Vauxhall entered the style-driven small car market with its Adam, designed to tackle head on key rivals like the Fiat 500 and Mini. However neither of those brands have stayed still either, which is why Vauxhall has swiftly introduced the Adam Rocks as a further spin-off from the original Adam in the crossover mould.

In creating the Adam Vauxhall took on-board the key factors that make this kind of car popular and made them their own. Therefore a regular Adam has distinctive and unusual styling, a wide scope for personalisation and a selection of small, efficient engines. However both key rivals have broadened the appeal of their key offerings by spinning crossovers off the same platform.

Vauxhall's response to this has arrived in the shape of the Adam Rocks Air. Fundamentally the Rocks Air is broadly similar to the standard car with just a few selected mechanical changes. Visually it inherits the standard Adam exterior, but adds pseudo off-road plastic cladding around the wheelarches and on the bumpers front and rear to give it some more presence.

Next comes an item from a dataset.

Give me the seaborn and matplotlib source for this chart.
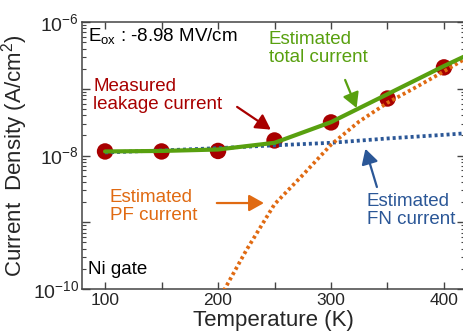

To further enhance the visual toughness the Adam Rocks Air also rides 15mm higher than the standard Adam, while the suspension itself is retuned to match the change in ride height. However it is worth noting that the changes are purely cosmetic; despite the looks the Adam Rocks Air offers no more off-road ability than the standard car other than the change in ground clearance, and remains strictly two-wheel-drive with no off-road electronics.

Another element that is unique to the Rocks Air version of the Adam is the folding fabric roof. Designed more as an extended sunroof than a full convertible, the fabric panel retracts as far back as the B-pillar and can be operated at speeds up to 85mph. Also thanks to its folding mechanism it doesn't interfere with rear visibility when retracted.

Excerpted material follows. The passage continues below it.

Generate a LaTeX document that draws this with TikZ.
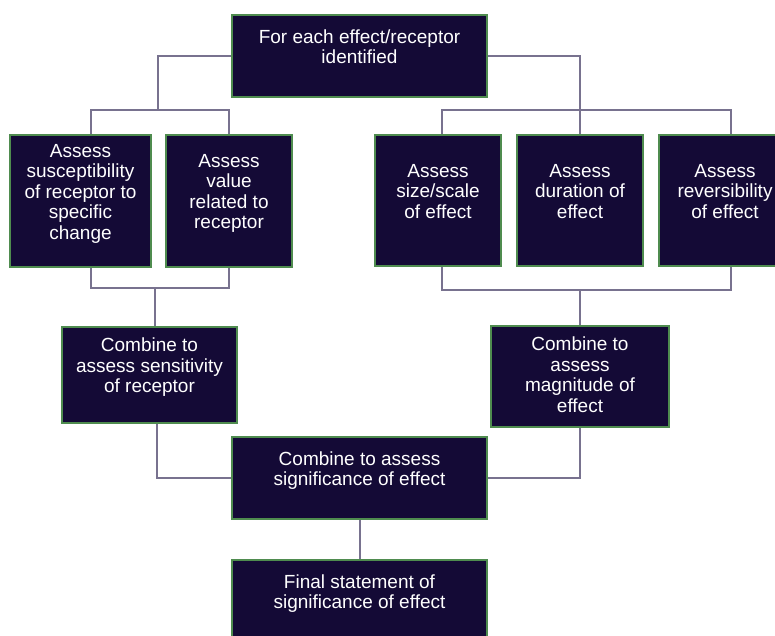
\documentclass[tikz,border=0pt]{standalone}
\usepackage{fontspec}
\setmainfont{Liberation Sans}
\usetikzlibrary{positioning}

\definecolor{boxfill}{HTML}{140A36}
\definecolor{boxedge}{HTML}{4F8C4F}
\definecolor{linkgray}{HTML}{78728F}

\tikzset{
  stepbox/.style={draw=boxedge, line width=1.1pt, fill=boxfill, text=white,
    align=center, inner sep=0pt, text depth=19pt,
    font=\fontsize{19}{20.5}\selectfont},
  link/.style={draw=linkgray, line width=2pt}
}

\begin{document}
\begin{tikzpicture}[x=1pt, y=-1pt]
  \useasboundingbox (0,0) rectangle (775,635);

  %% top
  \node[stepbox, minimum width=255pt, minimum height=82pt] (each) at (359.5,56)
    {For each effect/receptor\\identified};

  %% receptor side
  \node[stepbox, minimum width=141pt, minimum height=132pt] (suscep) at (80.5,201)
    {Assess\\susceptibility\\of receptor to\\specific\\change};
  \node[stepbox, minimum width=126pt, minimum height=132pt] (value) at (229,201)
    {Assess\\value\\related to\\receptor};
  \node[stepbox, minimum width=175pt, minimum height=96pt] (sens) at (149.5,375)
    {Combine to\\assess sensitivity\\of receptor};

  %% effect side
  \node[stepbox, minimum width=126pt, minimum height=131pt] (size) at (438,200.5)
    {Assess\\size/scale\\of effect};
  \node[stepbox, minimum width=126pt, minimum height=131pt] (duration) at (580,200.5)
    {Assess\\duration of\\effect};
  \node[stepbox, minimum width=132pt, minimum height=131pt] (revers) at (725,200.5)
    {Assess\\reversibility\\of effect};
  \node[stepbox, text depth=4pt, minimum width=178pt, minimum height=101pt] (magn) at (580,376.5)
    {Combine to\\assess\\magnitude of\\effect};

  %% bottom
  \node[stepbox, minimum width=255pt, minimum height=82pt] (signif) at (359.5,478)
    {Combine to assess\\significance of effect};
  \node[stepbox, minimum width=255pt, minimum height=82pt] (final) at (359.5,601)
    {Final statement of\\significance of effect};

  \coordinate (lsplit) at (158,110);
  \coordinate (rsplit) at (580,110);
  \coordinate (lmerge) at (155,288);
  \coordinate (rmerge) at (580,290);

  \draw[link] (each.west) -| (lsplit);
  \draw[link] ([xshift=10.5pt]suscep.north) |- (lsplit) -| (value.north);
  \draw[link] (each.east) -| (rsplit) -- (duration.north);
  \draw[link] ([xshift=4pt]size.north) |- (rsplit) -| ([xshift=6pt]revers.north);

  \draw[link] ([xshift=10.5pt]suscep.south) |- (lmerge) -| (value.south);
  \draw[link] (lmerge) -- (lmerge |- sens.north);
  \draw[link] ([xshift=4pt]size.south) |- (rmerge) -| ([xshift=6pt]revers.south);
  \draw[link] (rmerge) -- (magn.north);

  \draw[link] ([xshift=7.5pt]sens.south) |- (signif.west);
  \draw[link] (magn.south) |- (signif.east);
  \draw[link] (signif) -- (final);
\end{tikzpicture}
\end{document}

Our verdict on the Vauxhall Adam Rocks Air

The Adam Rocks Air offers something a little different to the standard car, with a more design-heavy exterior and the fresh air motoring of the folding roof. However it is debatable whether this is enough to justify the additional expense over the standard car, as the mechanical changes give no off-road ability and arguably affects on-road performance. The new three-cylinder engine is a big step forward however.